The threat was made clear during a heated meeting between the Sapo board and three workers’ unions on September 29, leaving participants questioning possible corruption within the board.

Independent Media’s special investigation unit, which has access to the recording of the meeting, heard how former Sapo chairperson Colleen Makhubele spilled the beans on post office initiatives that were being done irregularly.

This was revealed in the presence of the Communications Workers’ Union (CWU), the Democratic Postal and Communications Union and the South African Postal Workers’ Union.

Makhubele’s time on the board was cut short when she was fired last Friday for asking the board to come clean on several issues and for undermining the Communications and Digital Technologies Minister, Stella Ndabeni-Abrahams, in the same meeting.

Things got heated when Sapo board member Sipho Nkese spoke over issues pertaining to post office workers’ salaries and benefits, but CWU president Clyde Mervin lashed out at Sapo soon afterwards for continuously complaining about issues but not doing anything to solve the matter.

“This board must be dissolved as you are failing to manage this organisation. We will call for an administrator to sort this out.”

Mervin complained that this was their fifth meeting with the board, with the same issues being raised, and called for a plan of action.

“In the next meeting, if you come here saying the same things, then it is not going to fly by us and we will go to higher structures. We have intervened when the workers went out to protest and we must go back to them with answers. “We are on ‘auto-pilot’ here and we do not know who is running us, as everyone is doing their own thing. But it stops today, and you will face the might of communication unions,” he warned.

Sapo’s acting chairperson, Catharina van der Sandt, in the recording responded briefly by saying: “This board does care about the workers and unions, and we are actively trying to ensure accountability is assigned. We are struggling with sustainability and are not able to commit to a date of payment at this stage.”
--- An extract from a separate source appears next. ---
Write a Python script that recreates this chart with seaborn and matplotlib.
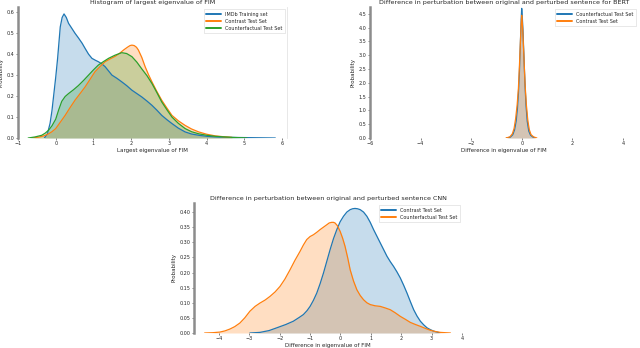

Van der Sandt requested a caucus be held immediately to respond to questions.

Makhubele said no response had been given regarding the payments since the meeting ended, despite Van der Sandt promising to respond after their caucus.
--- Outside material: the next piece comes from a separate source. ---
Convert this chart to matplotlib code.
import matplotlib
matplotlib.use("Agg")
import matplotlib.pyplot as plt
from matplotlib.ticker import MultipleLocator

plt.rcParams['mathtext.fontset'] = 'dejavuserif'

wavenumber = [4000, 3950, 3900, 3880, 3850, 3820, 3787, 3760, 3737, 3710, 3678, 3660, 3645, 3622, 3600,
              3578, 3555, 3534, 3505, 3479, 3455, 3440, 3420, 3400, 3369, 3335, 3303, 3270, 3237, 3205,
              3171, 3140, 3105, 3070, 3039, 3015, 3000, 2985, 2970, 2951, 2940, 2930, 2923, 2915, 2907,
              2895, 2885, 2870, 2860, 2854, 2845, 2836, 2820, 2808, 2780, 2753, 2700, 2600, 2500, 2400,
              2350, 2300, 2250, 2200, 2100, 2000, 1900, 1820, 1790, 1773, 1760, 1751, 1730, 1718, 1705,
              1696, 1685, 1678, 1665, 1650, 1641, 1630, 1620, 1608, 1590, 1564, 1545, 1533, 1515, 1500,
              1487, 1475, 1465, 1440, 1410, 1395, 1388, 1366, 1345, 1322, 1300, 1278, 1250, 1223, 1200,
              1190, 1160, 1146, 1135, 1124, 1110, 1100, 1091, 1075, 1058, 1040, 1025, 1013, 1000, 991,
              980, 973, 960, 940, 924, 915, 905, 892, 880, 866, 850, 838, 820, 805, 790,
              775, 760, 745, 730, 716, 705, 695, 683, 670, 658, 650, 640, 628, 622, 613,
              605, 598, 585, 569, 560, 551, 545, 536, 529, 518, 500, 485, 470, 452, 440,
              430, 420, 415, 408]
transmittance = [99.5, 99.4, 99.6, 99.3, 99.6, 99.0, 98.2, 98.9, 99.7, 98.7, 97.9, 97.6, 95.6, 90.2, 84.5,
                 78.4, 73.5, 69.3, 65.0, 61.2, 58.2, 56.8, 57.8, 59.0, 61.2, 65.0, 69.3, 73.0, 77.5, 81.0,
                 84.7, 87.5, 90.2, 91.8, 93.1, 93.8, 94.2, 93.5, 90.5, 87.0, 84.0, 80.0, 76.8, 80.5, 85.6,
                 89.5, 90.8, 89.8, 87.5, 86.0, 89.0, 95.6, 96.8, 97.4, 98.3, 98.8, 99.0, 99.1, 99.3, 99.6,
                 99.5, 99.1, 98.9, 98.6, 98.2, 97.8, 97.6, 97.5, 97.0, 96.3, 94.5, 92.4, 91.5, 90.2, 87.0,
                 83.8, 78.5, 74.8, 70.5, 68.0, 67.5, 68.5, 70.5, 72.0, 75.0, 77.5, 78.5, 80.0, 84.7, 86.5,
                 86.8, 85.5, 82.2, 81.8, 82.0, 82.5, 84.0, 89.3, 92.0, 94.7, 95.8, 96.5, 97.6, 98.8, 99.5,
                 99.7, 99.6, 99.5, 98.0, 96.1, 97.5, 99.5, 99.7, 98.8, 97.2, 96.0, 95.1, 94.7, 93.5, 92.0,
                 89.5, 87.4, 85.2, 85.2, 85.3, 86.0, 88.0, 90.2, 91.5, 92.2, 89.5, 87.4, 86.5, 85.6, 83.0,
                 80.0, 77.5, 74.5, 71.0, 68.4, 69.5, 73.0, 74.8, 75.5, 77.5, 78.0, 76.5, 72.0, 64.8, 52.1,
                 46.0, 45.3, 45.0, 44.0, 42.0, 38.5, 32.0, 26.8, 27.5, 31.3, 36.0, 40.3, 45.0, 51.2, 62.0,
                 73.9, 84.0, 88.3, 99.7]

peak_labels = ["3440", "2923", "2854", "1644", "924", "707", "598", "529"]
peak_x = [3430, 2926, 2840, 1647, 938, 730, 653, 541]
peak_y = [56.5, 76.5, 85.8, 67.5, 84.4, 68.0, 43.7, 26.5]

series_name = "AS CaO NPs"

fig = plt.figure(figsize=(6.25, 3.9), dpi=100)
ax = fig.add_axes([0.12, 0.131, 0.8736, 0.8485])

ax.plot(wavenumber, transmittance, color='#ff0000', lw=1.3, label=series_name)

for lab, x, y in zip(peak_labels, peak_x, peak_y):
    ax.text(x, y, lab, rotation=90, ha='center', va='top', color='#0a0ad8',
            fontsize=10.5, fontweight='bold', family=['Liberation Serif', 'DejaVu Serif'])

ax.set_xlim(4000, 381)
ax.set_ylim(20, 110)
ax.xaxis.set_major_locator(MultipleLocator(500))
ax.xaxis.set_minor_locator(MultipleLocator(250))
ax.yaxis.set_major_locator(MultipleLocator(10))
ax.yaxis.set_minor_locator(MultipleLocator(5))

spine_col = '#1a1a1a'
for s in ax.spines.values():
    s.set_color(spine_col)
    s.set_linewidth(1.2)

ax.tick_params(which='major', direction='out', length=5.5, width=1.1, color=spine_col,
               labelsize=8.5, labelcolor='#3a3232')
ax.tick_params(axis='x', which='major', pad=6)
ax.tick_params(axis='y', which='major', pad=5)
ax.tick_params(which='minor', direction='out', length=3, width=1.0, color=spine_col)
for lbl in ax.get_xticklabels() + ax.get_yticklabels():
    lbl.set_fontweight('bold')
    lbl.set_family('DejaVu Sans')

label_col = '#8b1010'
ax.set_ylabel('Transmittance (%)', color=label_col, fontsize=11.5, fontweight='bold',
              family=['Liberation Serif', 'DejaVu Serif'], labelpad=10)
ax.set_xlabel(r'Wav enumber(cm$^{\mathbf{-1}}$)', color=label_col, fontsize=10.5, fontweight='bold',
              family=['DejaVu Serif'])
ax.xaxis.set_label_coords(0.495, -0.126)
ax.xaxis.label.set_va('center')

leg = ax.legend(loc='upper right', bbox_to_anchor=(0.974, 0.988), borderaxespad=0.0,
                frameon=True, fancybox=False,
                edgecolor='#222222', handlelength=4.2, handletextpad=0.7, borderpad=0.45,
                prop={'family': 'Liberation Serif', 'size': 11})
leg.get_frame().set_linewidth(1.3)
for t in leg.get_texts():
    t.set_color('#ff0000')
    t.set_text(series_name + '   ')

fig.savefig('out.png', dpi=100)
Makhubele, in the meeting, said the board had raised millions and had an extra R1.8 billion which was currently sitting with the ministry, and that the board could not do anything even though they discuss the funding continuously, because it keeps being pushed aside with focus being on the SA Postbank.

“There are fights and issues with Postbank that need to be explained to everyone. Why must the post office sell its birthright to Postbank for a bowl of soup? There is no reason why Postbank cannot fund Sapo without putting a gun to its head,” she argued.

Ndabeni-Abrahams’s spokesperson, Mish Molakeng, refused to comment and directed all questions to Sapo.

But Sapo’s board argued that all changes at board level are overseen and actioned by the ministry, even though labour unions represent their employees.

The post office said they regarded trade unions as an indispensable partner in business and continuously engage them on matters pertaining to the business.